If Holland, a political newcomer, is having trouble gaining traction, so is Pruitt, whose name is much more familiar, having served as state attorney general and as a state senator before going to Washington in the Trump administration.

Pruitt’s short tenure at the Environmental Protection Agency generated numerous controversies related to his spending. A report sent to President Joe Biden last month from the U.S. Office of Special Counsel said allegations related to improper spending on travel and security under Pruitt had been substantiated.

Pruitt reported last week that he had raised less than $108,000, not counting his own money, through June 8, and had less than $10,000 in his campaign account.
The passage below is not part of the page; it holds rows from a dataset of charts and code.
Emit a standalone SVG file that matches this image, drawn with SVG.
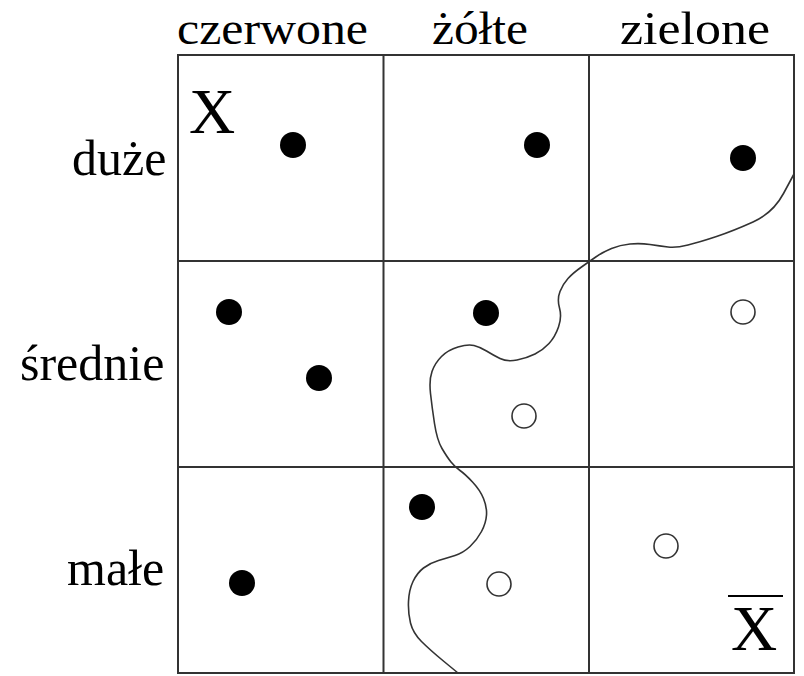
<svg xmlns="http://www.w3.org/2000/svg" width="804" height="676" viewBox="0 0 804 676">
<style>
.lbl{font-family:"Liberation Serif","Times New Roman",serif;font-size:50px;fill:#000}
.top{font-family:"Liberation Serif","Times New Roman",serif;font-size:46px;fill:#000}
.big{font-family:"Liberation Serif","Times New Roman",serif;font-size:64px;fill:#000}
.grid{fill:none;stroke:#333;stroke-width:2}
.full{fill:#000}
.empty{fill:#fff;stroke:#333;stroke-width:1.6}
.curve{fill:none;stroke:#333;stroke-width:1.6;stroke-linecap:round;stroke-linejoin:round}
</style>
<rect width="804" height="676" fill="#fff"/>
<g id="grid">
<rect class="grid" x="178" y="55" width="616" height="618"/>
<line class="grid" x1="383.5" y1="55" x2="383.5" y2="673"/>
<line class="grid" x1="589" y1="55" x2="589" y2="673"/>
<line class="grid" x1="178" y1="261" x2="794" y2="261"/>
<line class="grid" x1="178" y1="467" x2="794" y2="467"/>
</g>
<g id="col-labels">
<text class="top" x="177" y="44" textLength="191" lengthAdjust="spacingAndGlyphs">czerwone</text>
<text class="top" x="432" y="44" textLength="96" lengthAdjust="spacingAndGlyphs">żółte</text>
<text class="top" x="620" y="44" textLength="150" lengthAdjust="spacingAndGlyphs">zielone</text>
</g>
<g id="row-labels">
<text class="lbl" x="72" y="175">duże</text>
<text class="lbl" x="20" y="380">średnie</text>
<text class="lbl" x="67" y="585">małe</text>
</g>
<g id="set-X">
<text class="big" x="189" y="133">X</text>
</g>
<g id="set-notX">
<text class="big" x="731" y="650">X</text>
<line x1="728" y1="596" x2="783" y2="596" stroke="#000" stroke-width="2"/>
</g>
<g id="points">
<circle class="full" cx="293" cy="145" r="13"/>
<circle class="full" cx="537" cy="145" r="13"/>
<circle class="full" cx="743" cy="158" r="13"/>
<circle class="full" cx="229" cy="312" r="13"/>
<circle class="full" cx="319" cy="378" r="13"/>
<circle class="full" cx="486" cy="313" r="13"/>
<circle class="empty" cx="524" cy="416" r="12"/>
<circle class="empty" cx="743" cy="312" r="12"/>
<circle class="full" cx="422" cy="507" r="13"/>
<circle class="empty" cx="499" cy="584" r="12"/>
<circle class="empty" cx="666" cy="546" r="12"/>
<circle class="full" cx="242" cy="583" r="13"/>
</g>
<g id="connectors">
<path class="curve" d="M794,174 L783.5,193.5 Q773,213 753,222 Q733,231 716.5,236.5 Q700,242 688,245 Q676,248 668,247 Q660,246 650,244.5 Q640,243 630,244 Q620,245 611.5,248.5 Q603,252 596.5,256.5 Q590,261 581.5,267 Q573,273 568,278.5 Q563,284 560,291.5 Q557,299 559.5,308 Q562,317 558.5,327 Q555,337 549,343.5 Q543,350 535,354 Q527,358 517,360 Q507,362 500,358.5 Q493,355 486.5,351 Q480,347 474,345.5 Q468,344 458,347 Q448,350 441.5,356.5 Q435,363 432,371.5 Q429,380 430.5,393.5 Q432,407 434.5,423.5 Q437,440 442,448.5 Q447,457 451,462 Q455,467 460,470.5 Q465,474 472.5,482 Q480,490 483.5,498.5 Q487,507 486.5,515 Q486,523 481.5,531.5 Q477,540 470,546.5 Q463,553 455,555.5 Q447,558 438.5,560.5 Q430,563 423.5,568 Q417,573 413,581.5 Q409,590 408.5,601.5 Q408,613 410.5,623 Q413,633 421.5,641.5 Q430,650 444,661.5 L458,673"/>
</g>
</svg>
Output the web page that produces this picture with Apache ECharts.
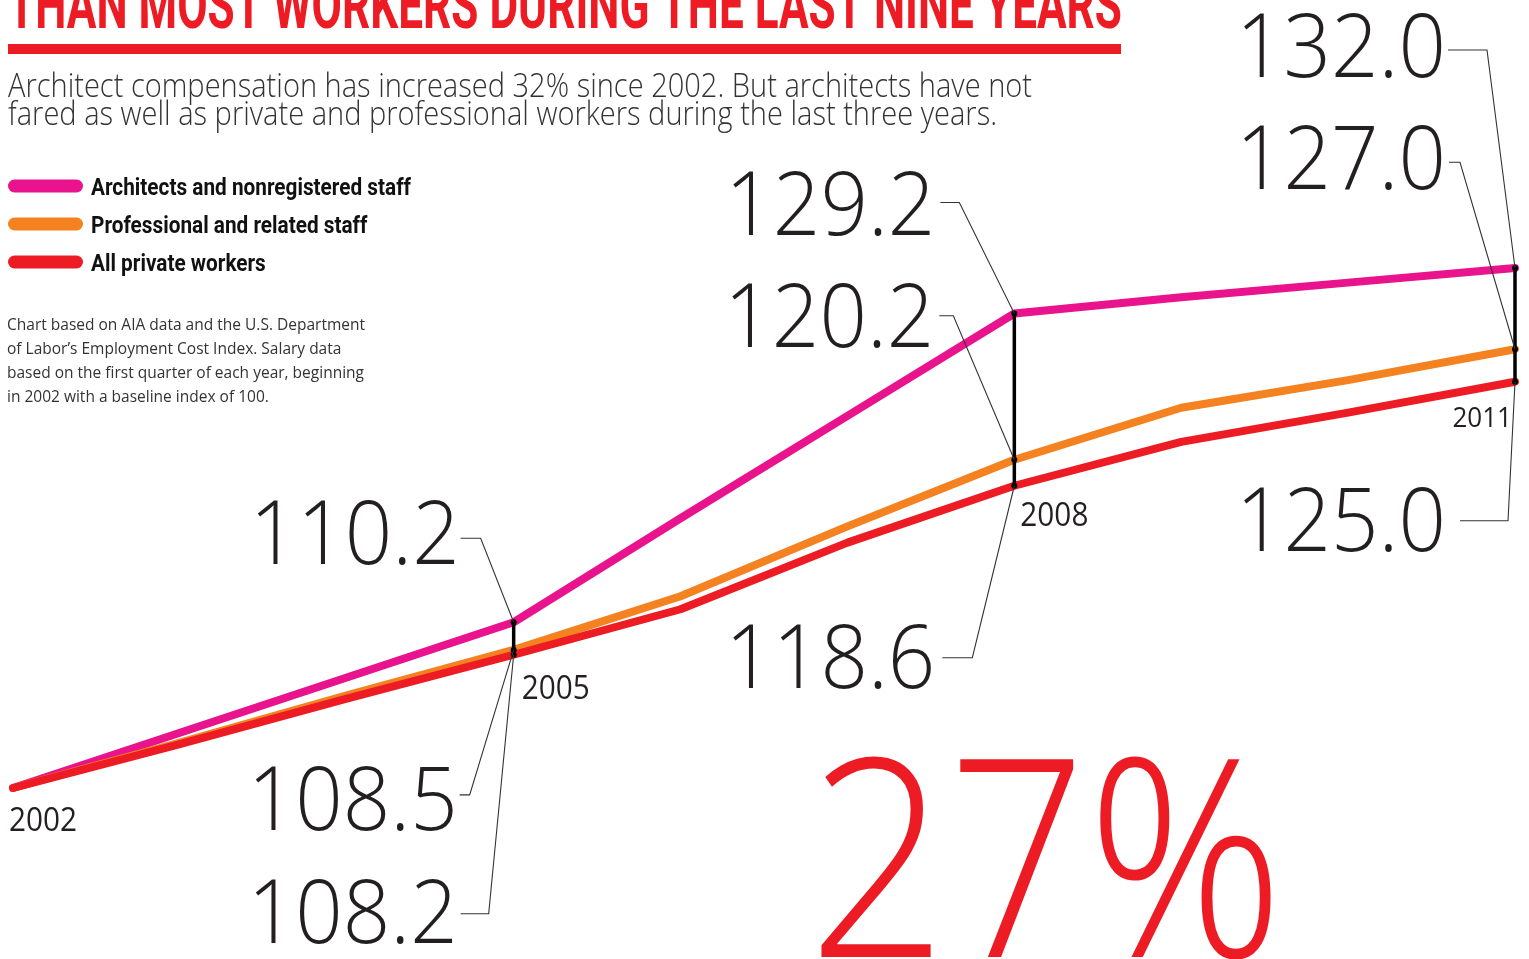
<!DOCTYPE html>
<html><head><meta charset="utf-8">
<script src="https://cdn.jsdelivr.net/npm/echarts@6/dist/echarts.min.js"></script>
<style>html,body{margin:0;padding:0;background:#fff;overflow:hidden}#c{width:1529px;height:959px}</style>
</head><body><div id="c"></div>
<script>
// ---------- DATA ----------
const years = ['2002','2003','2004','2005','2006','2007','2008','2009','2010','2011'];
const architects     = [100, 103.4, 106.8, 110.2, 116.6, 122.9, 129.2, 130.2, 131.1, 132.0];
const professional   = [100, 102.8, 105.7, 108.5, 111.8, 116.1, 120.2, 123.4, 125.1, 127.0];
const privateWorkers = [100, 102.7, 105.5, 108.2, 111.0, 115.1, 118.6, 121.3, 123.1, 125.0];
const seriesNames = ['Architects and nonregistered staff', 'Professional and related staff', 'All private workers'];
const highlightYears = ['2005', '2008', '2011'];
const yearLabelYears = ['2002', '2005', '2008', '2011'];
const titleText = 'THAN MOST WORKERS DURING THE LAST NINE YEARS';
const subtitleLines = [
  'Architect compensation has increased 32% since 2002. But architects have not',
  'fared as well as private and professional workers during the last three years.'
];
const noteLines = [
  'Chart based on AIA data and the U.S. Department',
  'of Labor\u2019s Employment Cost Index. Salary data',
  'based on the first quarter of each year, beginning',
  'in 2002 with a baseline index of 100.'
];
const bigStat = '27%';

// ---------- STYLE / LAYOUT ----------
const colors = ['#E8138D', '#F58220', '#ED1C24'];
const allSeries = [architects, professional, privateWorkers];
const FONT = '"Open Sans", "Liberation Sans", sans-serif';
const COND = 'Roboto, "Liberation Sans", sans-serif';
const TXT = '#231F20';
const mctx = document.createElement('canvas').getContext('2d');
function fit(text, weight, size, family, target) {
  mctx.font = weight + ' ' + size + 'px ' + family;
  return target / mctx.measureText(text).width;
}
// caps-center -> 'middle' anchor correction
function mid(capsCenter, size) { return capsCenter + 0.07 * size; }

// value-label layout, offsets relative to the data point (pixels)
const labelLayout = [
  {s:0, year:'2005', dx:-54, dy:-89,  lx:-53, ex:-33, ly:-84},
  {s:1, year:'2005', dx:-56, dy:149,  lx:-54, ex:-44, ly:145},
  {s:2, year:'2005', dx:-56, dy:257,  lx:-53, ex:-25, ly:259},
  {s:0, year:'2008', dx:-79, dy:-110, lx:-74, ex:-55, ly:-111},
  {s:1, year:'2008', dx:-80, dy:-144, lx:-75, ex:-61, ly:-144},
  {s:2, year:'2008', dx:-79, dy:171,  lx:-72, ex:-42, ly:172},
  {s:0, year:'2011', dx:-69, dy:-222, lx:-67, ex:-28, ly:-218},
  {s:1, year:'2011', dx:-69, dy:-191, lx:-66, ex:-55, ly:-187},
  {s:2, year:'2011', dx:-69, dy:138,  lx:-55, ex:-7,  ly:139}
];
// year-label layout relative to lowest point of that year
const yearLayout = {
  '2002': {dx:-4, dy:32, align:'left',  size:32},
  '2005': {dx:8,  dy:33, align:'left',  size:32},
  '2008': {dx:6,  dy:29, align:'left',  size:32},
  '2011': {dx:-3, dy:35, align:'right', size:28}
};

const VAL_SIZE = 88;
const valScale = fit('132.0', 300, VAL_SIZE, FONT, 210);
const yrScale = 0.93;

const chart = echarts.init(document.getElementById('c'), null, {renderer: 'canvas'});

const lineSeries = seriesNames.map((name, k) => ({
  name: name, type: 'line', data: allSeries[k], symbol: 'none', z: 2 + k,
  lineStyle: {width: 8, color: colors[k], cap: 'round', join: 'round'},
  silent: true
}));

const barData = highlightYears.map(y => {
  const i = years.indexOf(y);
  return [i, architects[i], professional[i], privateWorkers[i]];
});

const labelData = labelLayout.map((L, j) => {
  const i = years.indexOf(L.year);
  return [i, allSeries[L.s][i], j];
});

const yearData = yearLabelYears.map(y => {
  const i = years.indexOf(y);
  return [i, Math.min(architects[i], professional[i], privateWorkers[i]), y];
});

const legendGraphics = [];
const legendCenters = [186, 224, 262];
const legScale = fit(seriesNames[0], 700, 24, COND, 320);
seriesNames.forEach((n, k) => {
  legendGraphics.push({type:'rect', left: 8, top: legendCenters[k] - 6.5,
    shape:{width: 75, height: 13, r: 6.5}, style:{fill: colors[k]}});
  legendGraphics.push({type:'text', x: 91, y: mid(legendCenters[k] + 1, 24), scaleX: legScale,
    style:{text: n, fontFamily: COND, fontWeight: 700, fontSize: 24, fill: '#111',
      align:'left', verticalAlign:'middle'}});
});

const titleScale = fit(titleText, 700, 66, COND, 1114);
const subScale = fit(subtitleLines[0], 300, 33, FONT, 1024);
const noteScale = fit(noteLines[0], 400, 16, FONT, 358);
const bigScale = fit(bigStat, 300, 277, FONT, 476);

const graphics = [
  {type:'text', x: 8, y: 31 - 0.29 * 66, scaleX: titleScale,
    style:{text: titleText, fontFamily: COND, fontWeight: 700, fontSize: 66, fill: '#ED1C24',
      align:'left', verticalAlign:'middle'}},
  {type:'rect', left: 8, top: 44, shape:{width: 1113, height: 10}, style:{fill:'#ED1C24'}},
  ...subtitleLines.map((t, k) => ({type:'text', x: 8, y: mid(85 + 28 * k, 33), scaleX: subScale,
    style:{text: t, fontFamily: FONT, fontWeight: 300, fontSize: 33, fill: '#333',
      align:'left', verticalAlign:'middle'}})),
  ...legendGraphics,
  ...noteLines.map((t, k) => ({type:'text', x: 7, y: mid(324 + 24 * k, 16), scaleX: noteScale,
    style:{text: t, fontFamily: FONT, fontWeight: 400, fontSize: 16, fill: '#333',
      align:'left', verticalAlign:'middle'}})),
  {type:'text', x: 808, y: 957 - 0.285 * 277, scaleX: bigScale, z: 0,
    style:{text: bigStat, fontFamily: FONT, fontWeight: 300, fontSize: 277, fill: '#ED1C24',
      align:'left', verticalAlign:'middle'}}
];

const option = {
  animation: false,
  backgroundColor: '#fff',
  grid: {left: 13, right: 14, top: 138, bottom: 8.5, containLabel: false},
  xAxis: {type:'category', data: years, boundaryGap: false, show: false},
  yAxis: {type:'value', min: 90, max: 140, show: false},
  graphic: graphics,
  series: [
    ...lineSeries,
    {
      type: 'custom', z: 10, silent: true, clip: false,
      data: barData,
      renderItem: function (params, api) {
        const x = api.value(0);
        const vals = [api.value(1), api.value(2), api.value(3)];
        const top = api.coord([x, Math.max(...vals)]);
        const bot = api.coord([x, Math.min(...vals)]);
        const children = [{type:'line', shape:{x1: top[0], y1: top[1], x2: bot[0], y2: bot[1]},
          style:{stroke:'#000', lineWidth: 3.5}}];
        vals.forEach(v => {
          const p = api.coord([x, v]);
          children.push({type:'circle', shape:{cx: p[0], cy: p[1], r: 3}, style:{fill:'#000'}});
        });
        return {type:'group', children};
      }
    },
    {
      type: 'custom', z: 11, silent: true, clip: false,
      data: labelData,
      renderItem: function (params, api) {
        const L = labelLayout[api.value(2)];
        const v = api.value(1);
        const p = api.coord([api.value(0), v]);
        return {type:'group', children:[
          {type:'polyline', shape:{points:[[p[0] + L.lx, p[1] + L.ly], [p[0] + L.ex, p[1] + L.ly], [p[0], p[1]]]},
            style:{stroke:'#333', lineWidth: 1.1, fill: null}},
          {type:'text', x: p[0] + L.dx, y: mid(p[1] + L.dy, VAL_SIZE), scaleX: valScale,
            style:{text: v.toFixed(1), fontFamily: FONT, fontWeight: 300, fontSize: VAL_SIZE,
              fill: TXT, align:'right', verticalAlign:'middle'}}
        ]};
      }
    },
    {
      type: 'custom', z: 12, silent: true, clip: false,
      data: yearData,
      renderItem: function (params, api) {
        const idx = api.value(0);
        const y = years[idx];
        const L = yearLayout[y];
        const p = api.coord([idx, api.value(1)]);
        return {type:'text', x: p[0] + L.dx, y: mid(p[1] + L.dy, L.size), scaleX: yrScale,
          style:{text: y, fontFamily: FONT, fontWeight: 400, fontSize: L.size, fill: TXT,
            align: L.align, verticalAlign:'middle'}};
      }
    }
  ]
};
chart.setOption(option);
</script>
</body></html>
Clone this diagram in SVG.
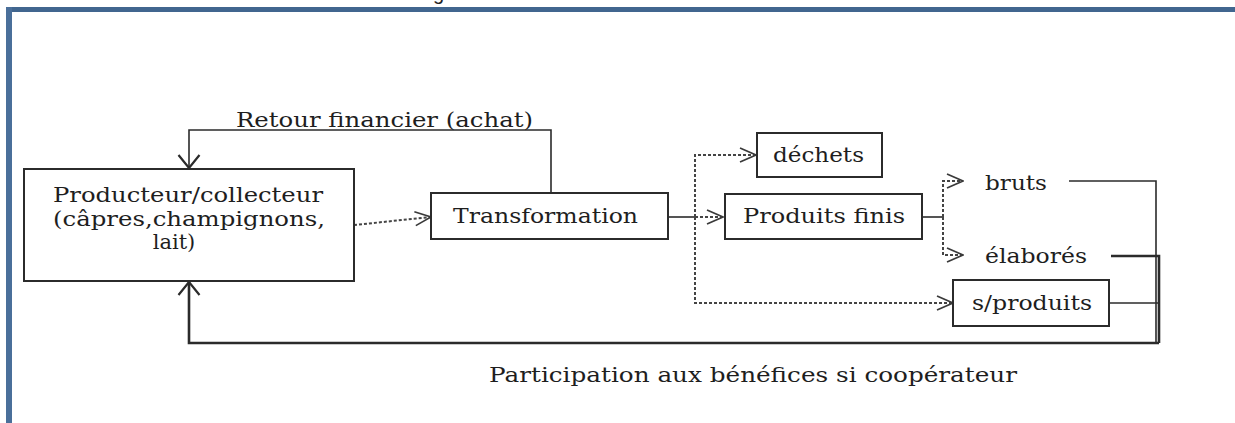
<svg xmlns="http://www.w3.org/2000/svg" width="1235" height="423" viewBox="0 0 1235 423">
<defs>
<style>
.box{fill:#fff;stroke:#2b2b2b;stroke-width:2}
.t{font-family:"DejaVu Serif","Liberation Serif",serif;font-size:21px;fill:#1e1e1e}
.solid{fill:none;stroke:#2b2b2b;stroke-width:1.6}
.thick{fill:none;stroke:#2b2b2b;stroke-width:2.6}
.dot{fill:none;stroke:#444;stroke-width:2;stroke-dasharray:3 2}
</style>
<marker id="va" markerUnits="userSpaceOnUse" viewBox="0 0 18 16" refX="17" refY="8" markerWidth="18" markerHeight="16" orient="auto">
<path d="M1,1 L17,8 L1,15" fill="none" stroke="#3a3a3a" stroke-width="1.7"/>
</marker>
<marker id="sa" markerUnits="userSpaceOnUse" viewBox="0 0 16 24" refX="15" refY="12" markerWidth="16" markerHeight="24" orient="auto">
<path d="M2,1.5 L15,12 L2,22.5" fill="none" stroke="#2b2b2b" stroke-width="2.2"/>
</marker>
</defs>
<rect width="1235" height="423" fill="#fff"/>
<g id="frame">
<rect x="6" y="7" width="1229" height="5" fill="#41668f"/>
<rect x="6" y="7" width="6" height="416" fill="#4a6f9a"/>
</g>
<text x="433" y="0" font-family="Liberation Sans, sans-serif" font-size="20" fill="#222">g</text>
<g id="connectors">
<path class="solid" d="M551,193 V130 H189 V168" marker-end="url(#sa)"/>
<path class="dot" d="M354,225 L431,217" marker-end="url(#va)"/>
<path class="solid" d="M668,217 H695"/>
<path class="dot" d="M695,217 H723" marker-end="url(#va)"/>
<path class="dot" d="M695,217 V155 H756" marker-end="url(#va)"/>
<path class="dot" d="M695,217 V303 H953" marker-end="url(#va)"/>
<path class="solid" d="M922,217 H943"/>
<path class="dot" d="M943,217 V181 H963" marker-end="url(#va)"/>
<path class="dot" d="M943,217 V255 H963" marker-end="url(#va)"/>
<path class="solid" d="M1069,181 H1156 V343"/>
<path class="thick" d="M1111,256 H1159 V343"/>
<path class="solid" d="M1109,303 H1158"/>
<path class="thick" d="M1159,343 H189 V282" marker-end="url(#sa)"/>
<text class="t" x="236" y="127" font-size="22" textLength="297" lengthAdjust="spacingAndGlyphs">Retour financier (achat)</text>
<text class="t" x="489" y="382" textLength="528" lengthAdjust="spacingAndGlyphs">Participation aux bénéfices si coopérateur</text>
</g>
<g id="producteur">
<rect class="box" x="24" y="169" width="330" height="112"/>
<text class="t" x="53" y="202" textLength="270" lengthAdjust="spacingAndGlyphs">Producteur/collecteur</text>
<text class="t" x="53" y="226" textLength="272" lengthAdjust="spacingAndGlyphs">(câpres,champignons,</text>
<text class="t" x="174" y="249" text-anchor="middle">lait)</text>
</g>
<g id="transformation">
<rect class="box" x="431" y="193" width="237" height="46"/>
<text class="t" x="453" y="223" textLength="185" lengthAdjust="spacingAndGlyphs">Transformation</text>
</g>
<g id="dechets">
<rect class="box" x="757" y="133" width="125" height="44"/>
<text class="t" x="773" y="162" textLength="91" lengthAdjust="spacingAndGlyphs">déchets</text>
</g>
<g id="produits-finis">
<rect class="box" x="725" y="194" width="197" height="45"/>
<text class="t" x="743" y="223" textLength="162" lengthAdjust="spacingAndGlyphs">Produits finis</text>
</g>
<g id="bruts">
<text class="t" x="985" y="190" textLength="62" lengthAdjust="spacingAndGlyphs">bruts</text>
</g>
<g id="elabores">
<text class="t" x="985" y="263" textLength="102" lengthAdjust="spacingAndGlyphs">élaborés</text>
</g>
<g id="sous-produits">
<rect class="box" x="953" y="280" width="156" height="46"/>
<text class="t" x="972" y="310" textLength="120" lengthAdjust="spacingAndGlyphs">s/produits</text>
</g>
</svg>
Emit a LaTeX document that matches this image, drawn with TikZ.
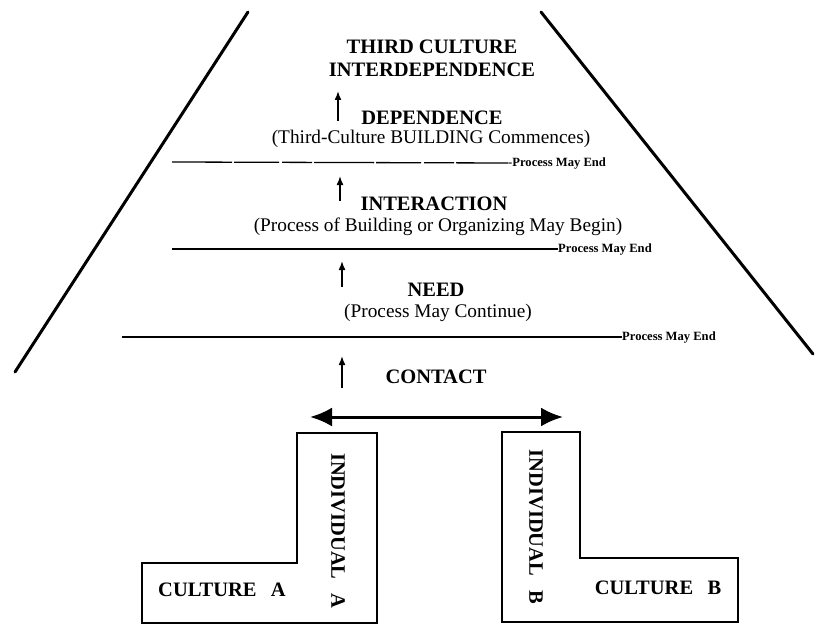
\documentclass[tikz,border=0pt]{standalone}
\usepackage{fontspec}
\setmainfont{Liberation Serif}
\usetikzlibrary{arrows.meta}

\tikzset{
  head/.style={font=\fontsize{20.5}{22}\selectfont\bfseries, inner sep=0pt, align=center},
  sub/.style={font=\fontsize{19.3}{21}\selectfont, inner sep=0pt},
  endlbl/.style={font=\fontsize{12.6}{14}\selectfont\bfseries, inner sep=0pt, anchor=west},
  level/.style={line width=1.3pt},
  upar/.style={line width=1.6pt, -{Latex[length=9pt, width=7pt]}},
  side/.style={line width=3pt, line cap=round},
  lbox/.style={line width=1.6pt, line join=miter},
}

\begin{document}
\begin{tikzpicture}[x=1pt, y=-1pt]
\useasboundingbox (0,0) rectangle (817,626);

% pyramid sides
\draw[side] (248,12) -- (15,372);
\draw[side] (541,12) -- (813,354);

% top levels
\node[head] (third) at (432,58) {THIRD CULTURE\\[1pt]INTERDEPENDENCE};
\node[head] (dep) at (432,118) {DEPENDENCE};
\node[sub] (depsub) at (431,139) {(Third-Culture BUILDING Commences)};

\node[endlbl] (end1) at (508,163) {-Process May End};
\coordinate (l1) at (172,162);
\draw[level, dash pattern=on 60pt off 2pt on 45pt off 3pt on 30pt off 2pt] (l1) -- (end1.west);

\node[head] (inter) at (434,204) {INTERACTION};
\node[sub] (intersub) at (438,227) {(Process of Building or Organizing May Begin)};

\node[endlbl] (end2) at (558,249) {Process May End};
\coordinate (l2) at (172,249);
\draw[level] (l2) -- (end2.west);

\node[head] (need) at (436,290) {NEED};
\node[sub] (needsub) at (438,313) {(Process May Continue)};

\node[endlbl] (end3) at (622,337) {Process May End};
\coordinate (l3) at (122,337);
\draw[level] (l3) -- (end3.west);

\node[head] (contact) at (436,377) {CONTACT};

% upward arrows
\coordinate (a1) at (338,121); \coordinate (b1) at (338,91);
\coordinate (a2) at (340,201); \coordinate (b2) at (340,176);
\coordinate (a3) at (342,287); \coordinate (b3) at (342,261);
\coordinate (a4) at (342,388); \coordinate (b4) at (342,356);
\foreach \i in {1,...,4}
  \draw[upar] (a\i) -- (b\i);

% contact arrow
\coordinate (ca) at (310,417);
\coordinate (cb) at (563,417);
\draw[line width=3pt, {Latex[length=22pt, width=19pt]}-{Latex[length=22pt, width=19pt]}] (ca) -- (cb);

% culture A / individual A
\draw[lbox] (142,563) -- (297,563) -- (297,433) -- (377,433) -- (377,623) -- (142,623) -- cycle;
\node[head] (cultA) at (222,590) {CULTURE\hspace{0.7em}A};
\node[head, rotate=-90] (indA) at (338,531) {INDIVIDUAL\hspace{0.7em}A};

% culture B / individual B
\draw[lbox] (502,432) -- (580,432) -- (580,558) -- (738,558) -- (738,622) -- (502,622) -- cycle;
\node[head] (cultB) at (658,588) {CULTURE\hspace{0.7em}B};
\node[head, rotate=-90] (indB) at (536,527) {INDIVIDUAL\hspace{0.7em}B};

\end{tikzpicture}
\end{document}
Pruitt made a late and low-key entrance into the race, showing up at the state Capitol with just a few hours left in the filing period on April 15. Many big donors had already committed to other candidates, though it’s not clear they would have backed Pruitt if he had gotten in the race earlier.

In the Amber Integrated poll taken June 6-9 of 400 likely Republican primary voters, Pruitt was supported by 5%, with another 1% leaning his way.

Dahm has had the backing of a group aligned with Kentucky Sen. Rand Paul, which has reported spending nearly $900,000 on his behalf, and can claim authorship of gun bills and anti-abortion legislation signed by Gov. Kevin Stitt. However, Dahm's support was at 5% in the latest Amber Integrated poll.